On pourra s’interroger, sinon s’élever, contre le manque de franchise de ces explications, là où il apparaît évident que les motivations d’Eco sont toutes autres. Si la volonté de rendre son texte plus accessible, voire même lui offrir une nouvelle carrière commerciale, peuvent apparaître comme louables en soi, pourquoi ne pas le dire ? La nouvelle version du livre hurle d’ailleurs son potentiel de séduction auprès du jeune public, notamment grâce à une couverture fortement inspirée des graphismes de films et séries télévisées populaires auprès de la jeune génération, bien éloignée du graphisme original (ci-contre). Et Eco oublie de répondre à une question qui deviendra rapidement centrale : laquelle, de la première ou nouvelle version, devra être considérée à l’avenir comme la version définitive du livre ?
« Le nom de la rose, nouvelle édition » de Umberto Eco, traduit de l’italien par Jean-Noël Schifano, Éditions Grasset, 620 pages, 22 €. Parution le 25 janvier 2012.

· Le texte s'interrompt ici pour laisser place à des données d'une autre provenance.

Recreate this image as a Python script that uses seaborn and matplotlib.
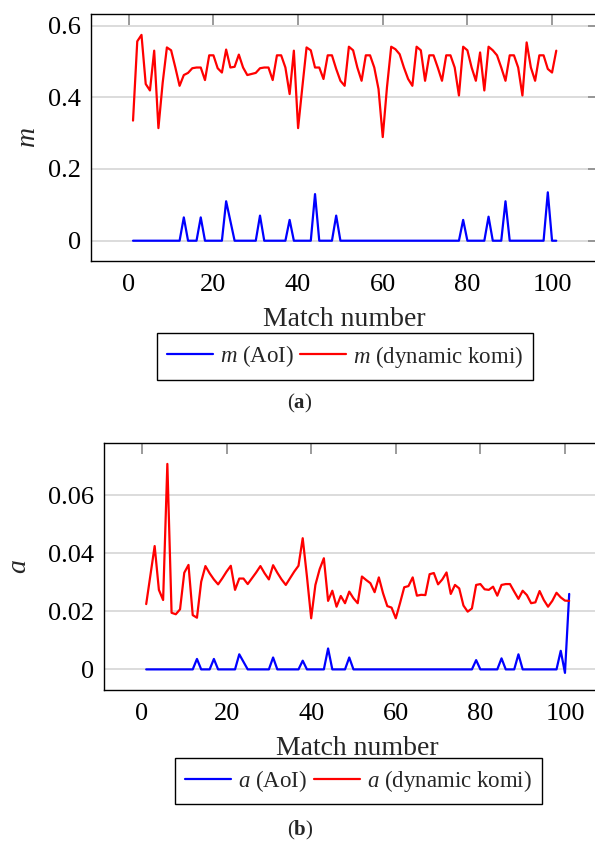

« Le nom de la rose, nouvelle édition » de Umberto Eco – Présentation de l’éditeur
Rappel de l’histoire : C’est d’abord un roman policier, une enquête dans un lieu voué au silence et à la prière, admiré de tout l’Occident pour la science de ses moines et la richesse de sa bibliothèque : une abbaye bénédictine située entre Provence et Ligurie. Un moine est assassiné, nous sommes en 1327. Arrive l’ex-inquisiteur Guillaume de Baskerville qui se voit prier par l’Abbé de découvrir au plus vite qui a poussé un de ses moines à se fracasser au pied des murailles. Tout advient en l’espace de sept jours (une mort violente par jour) dans l’enceinte de l’abbaye.
A propos de cette nouvelle version revue et corrigée par l’auteur :
- Les modifications éparses et variées n’en changent ni la structure narrative ni le style – qui est celui d’un chroniqueur du Moyen Age. Certaines répétitions, adjectifs ou incises inutiles ont été éliminés. De rares bévues ont été corrigées par exemple traduire cicerbite (qui est une sorte de chicorée) par courge – quand au Moyen Age la courge n’était pas encore connue.

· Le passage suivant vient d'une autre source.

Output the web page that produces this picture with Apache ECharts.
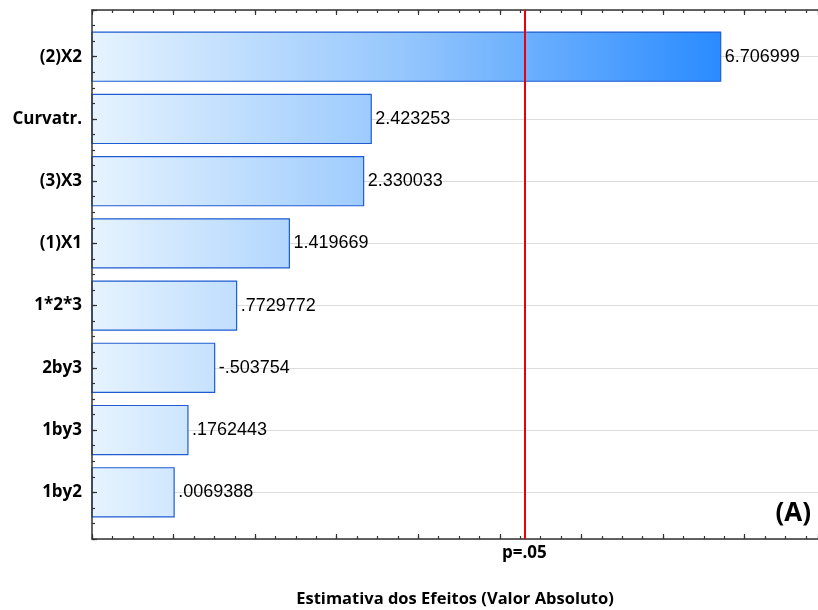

- Le latin était et demeure fondamental pour conférer à l’histoire sa saveur conventuelle. Cependant, certains passages, où les citations nécessitaient l’emploi d’un dictionnaire et nuisaient à la fluidité du récit, ont été modifiés.
- « Pour le reste, comme je l’ai dit, il s’agit de variations faites non tant au profit du lecteur qu’à mon profit à moi de relecteur, pour que je me sente stylistiquement plus à mon aise… »U.E.